Whilst walking the dog through the fields 3 weeks ago I noticed that some of the fields had some yellow flowers appearing. I hadn’t realised that these fields were Oil Seed Rape (OSR) crops!

To be honest I didn’t know what young OSR plants looked like until I saw a piece on Country File.

Although the plants flowering were still just a very small percentage it reminded me again what power the weather has to change the order of things!

So after being away on business for a week and seeing that the temperature had shot through the roof (during the daytime) for most of that week I decided that I would have to inspect the hives last week.

The 2 colonies in my Polyhives were both really strong with 7-8 frames of brood in all stages already! They were also storing fresh nectar in frames which was starting to reduce the amount of space available for the queen to lay eggs so I had no choice but to add a queen excluder and super on both hives!

As for my wooden National hives, they too have a strong buildup.
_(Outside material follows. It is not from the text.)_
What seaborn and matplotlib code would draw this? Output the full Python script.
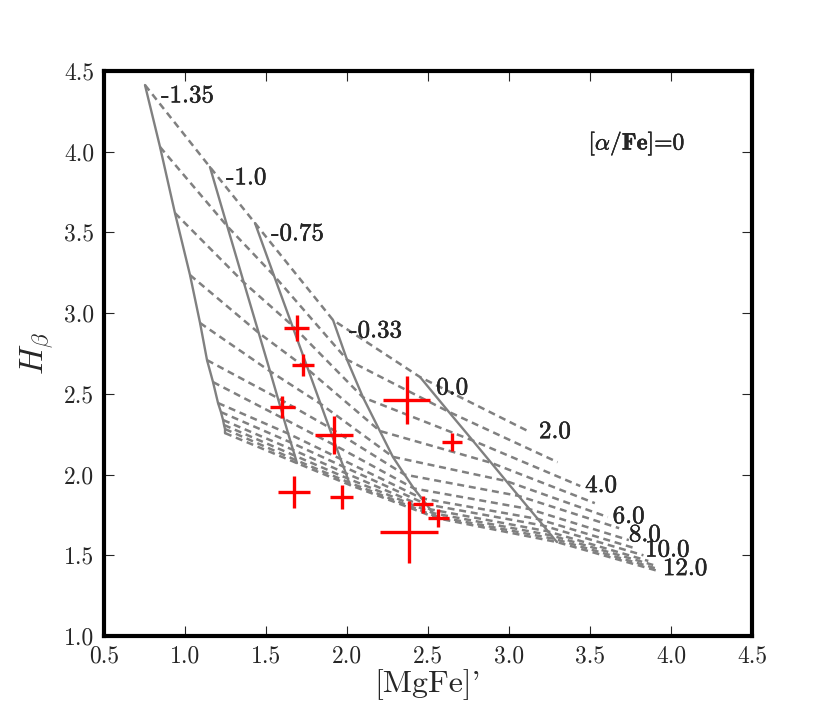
import numpy as np
import pandas as pd
import matplotlib
matplotlib.use("Agg")
import matplotlib.pyplot as plt
import matplotlib.patheffects as pe
import seaborn as sns

# model grid: one column per [Z/H], one point per age (young -> old)
zh_labels = ["-1.35", "-1.0", "-0.75", "-0.33", "0.0", "0.35"]
ages = [2, 3, 4, 5, 6, 7, 8, 9, 10, 11, 12, 13, 14]
age_labels = {2: "2.0", 4: "4.0", 6: "6.0", 8: "8.0", 10: "10.0", 12: "12.0"}

mgfe_m135 = [0.753, 0.846, 0.938, 1.031, 1.093, 1.136, 1.173, 1.204, 1.222, 1.235, 1.241, 1.247, 1.247]
hb_m135 = [4.413, 4.029, 3.620, 3.236, 2.939, 2.709, 2.573, 2.443, 2.387, 2.338, 2.307, 2.282, 2.257]

mgfe_m100 = [1.154, 1.261, 1.363, 1.455, 1.525, 1.573, 1.610, 1.637, 1.653, 1.667, 1.678, 1.686, 1.691]
hb_m100 = [3.905, 3.538, 3.190, 2.878, 2.640, 2.474, 2.346, 2.254, 2.199, 2.153, 2.117, 2.089, 2.071]

mgfe_m075 = [1.432, 1.549, 1.661, 1.761, 1.837, 1.890, 1.931, 1.960, 1.978, 1.993, 2.004, 2.013, 2.019]
hb_m075 = [3.558, 3.233, 2.925, 2.649, 2.438, 2.292, 2.178, 2.097, 2.049, 2.008, 1.976, 1.951, 1.935]

mgfe_m033 = [1.914, 2.000, 2.099, 2.203, 2.283, 2.355, 2.413, 2.461, 2.490, 2.513, 2.532, 2.547, 2.556]
hb_m033 = [2.957, 2.712, 2.478, 2.270, 2.110, 2.000, 1.914, 1.853, 1.816, 1.785, 1.761, 1.742, 1.730]

mgfe_p000 = [2.451, 2.628, 2.776, 2.890, 2.983, 3.059, 3.127, 3.178, 3.212, 3.241, 3.262, 3.279, 3.296]
hb_p000 = [2.604, 2.389, 2.211, 2.073, 1.960, 1.868, 1.786, 1.725, 1.684, 1.648, 1.623, 1.602, 1.582]

mgfe_p035 = [3.13, 3.30, 3.44, 3.53, 3.61, 3.68, 3.74, 3.79, 3.83, 3.86, 3.89, 3.91, 3.93]
hb_p035 = [2.263, 2.077, 1.929, 1.823, 1.737, 1.668, 1.594, 1.540, 1.500, 1.465, 1.440, 1.418, 1.400]

# observed galaxies
obs_mgfe = [1.691, 1.728, 1.599, 1.920, 2.370, 2.648, 1.673, 1.969, 2.469, 2.562, 2.383]
obs_hb = [2.908, 2.678, 2.418, 2.245, 2.462, 2.200, 1.892, 1.861, 1.817, 1.731, 1.644]
obs_mgfe_err = [0.077, 0.070, 0.077, 0.117, 0.145, 0.059, 0.096, 0.071, 0.062, 0.065, 0.179]
obs_hb_err = [0.080, 0.068, 0.068, 0.120, 0.150, 0.056, 0.100, 0.074, 0.053, 0.056, 0.190]

cols_x = [mgfe_m135, mgfe_m100, mgfe_m075, mgfe_m033, mgfe_p000, mgfe_p035]
cols_y = [hb_m135, hb_m100, hb_m075, hb_m033, hb_p000, hb_p035]

rows = []
for zh, xs, ys in zip(zh_labels, cols_x, cols_y):
    for age, x, y in zip(ages, xs, ys):
        rows.append({"zh": zh, "age": age, "mgfe": x, "hb": y})
grid = pd.DataFrame(rows)

sns.set_style("ticks")
plt.rcParams["font.family"] = ["cmr10", "DejaVu Serif"]
plt.rcParams["mathtext.fontset"] = "cm"
plt.rcParams["axes.unicode_minus"] = False
plt.rcParams["axes.formatter.use_mathtext"] = True

fig = plt.figure(figsize=(8.3, 7.07), dpi=100)
ax = fig.add_axes([0.1253, 0.1004, 0.7807, 0.7992])

# solid lines of constant metallicity (the last column is not drawn solid)
solid = grid[grid["zh"] != "0.35"]
sns.lineplot(data=solid, x="mgfe", y="hb", units="zh", estimator=None, sort=False,
             color="gray", linewidth=1.7, ax=ax, legend=False)
# dashed lines of constant age
sns.lineplot(data=grid, x="mgfe", y="hb", units="age", estimator=None, sort=False,
             color="gray", linewidth=1.8, linestyle=(0, (2.8, 1.9)), ax=ax, legend=False)

heavy = [pe.withStroke(linewidth=0.3, foreground="black")]

for zh, xs, ys in zip(zh_labels[:-1], cols_x, cols_y):
    ax.text(xs[0] + 0.1, ys[0] - 0.07, zh, fontsize=18, ha="left", va="center",
            path_effects=heavy)

# offsets of the age labels from the ends of their lines
age_dx = {2: 0.055, 4: 0.03, 6: 0.03, 8: 0.0, 10: 0.01, 12: 0.06}
age_dy = {2: 0.0, 4: 0.0, 6: 0.0, 8: 0.03, 10: 0.03, 12: -0.025}
for i, age in enumerate(ages):
    if age in age_labels:
        ax.text(mgfe_p035[i] + age_dx[age], hb_p035[i] + age_dy[age], age_labels[age],
                fontsize=18, ha="left", va="center", path_effects=heavy)

ax.errorbar(obs_mgfe, obs_hb, xerr=obs_mgfe_err, yerr=obs_hb_err, fmt="none",
            ecolor="red", elinewidth=2.4, capsize=0, zorder=5)

ax.text(3.49, 4.054, r"[$\alpha$/$\mathbf{Fe}$]=0", fontsize=17, ha="left", va="center",
        path_effects=heavy)

ax.set_xlim(0.5, 4.5)
ax.set_ylim(1.0, 4.5)
ax.set_xticks(np.arange(0.5, 4.51, 0.5))
ax.set_yticks(np.arange(1.0, 4.51, 0.5))
ax.set_xticklabels([f"{v:.1f}" for v in np.arange(0.5, 4.51, 0.5)])
ax.set_yticklabels([f"{v:.1f}" for v in np.arange(1.0, 4.51, 0.5)])
ax.tick_params(direction="in", top=True, right=True, length=7, width=0.8,
               labelsize=17, pad=7)
for s in ax.spines.values():
    s.set_linewidth(3)
    s.set_color("black")

ax.set_xlabel("[MgFe]'", fontsize=23, labelpad=1)
ax.set_ylabel(r"$H_\beta$", fontsize=24, labelpad=6)

fig.savefig("out.png", dpi=100)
Not as far advanced as the colonies in the Polyhives but they ranged from 4-7 frames of brood and more importantly a lot of new fresh nectar stores.

So much so that they had glued the crownboard down to the top of the brood frames by building a filling comb with honey!

Removing the comb from both the crownboard and the tops of the brood chamber frames was a very sticky / messy job and I needed to change my disposable gloves after each hive!

I felt a little guilty considering the amount of effort the bees will have put into making both the wax comb and the honey but it was yet another sign that the colonies needed more space.

So with a forecast for a return to ‘Normal’ temperatures this week I had to decide to either add supers for space, with the chance that I was providing too much space for the bees to keep warm, or wait till the weather turns warmer again and risk the colony running out of space for the Queen to lay eggs!

I chose to add supers as the other deciding factor for me was that with each day more and more of the OSR fields (and there are a lot around my apiaries this year!) are starting to turn from green to yellow!

Only time will tell if I made the correct decision or not!

So back to my ‘weak’ 13th colony. It was the colony that I had to re-queen last year due to their aggression. It seemed to take forever before the new queen mated and started to lay eggs by which time the colony had become quite small and I really was not expecting them to make it through the winter.

However they did and have started to buildup but far behind the other colonies. I decided (probably should have already done it late last year!) to move them from a full hive into a Poly Nucleus hive to help them keep warm and hopefully build up faster.

That brings me up to date with my beekeeping. My next inspection is planned for Easter weekend (Weather dependent) when I hope to see how the colonies are managing with filling their supers!


About yorkshirebees

A 2nd generation beekeeper that is enthusiastic about bees and beekeeping.
This entry was posted in 2012, Apiary 1, Apiary 4, Apiary 5, Bees, Brood, Hives and tagged , , , . Bookmark the permalink.

4 Responses to The start of a New Beekeeping Season!

  1. Emily Heath says:

    Do you have to weigh the poly hives down? I like the see-through plastic covers.

    Also I’m interested in the Neopol, do Thornes sell it or do you get it from a different supplier? Thanks!

  2. Hi Emily,
    I use hive straps on all my hives as a precaution against high winds or in the case of one field apiary, sheep rubbing against the hive! Therefore the main weight is actually the hive stand (made of wood) under the hive that keeps them weighed down. Some people just place a brick or stone on the roof but I personally prefer the straps. (The Hives I bought came with a strap each anyway.)
    Regarding the Neopol I actually purchased mine from Modern Beekeeping. Thornes seem to sell Nektapol, not sure what the difference is.

    Nice to read your blog btw, keep it up.

  3. Great information and images on your blog! As a beginner beekeeper I’ll definitely be keeping an eye out for more posts from you.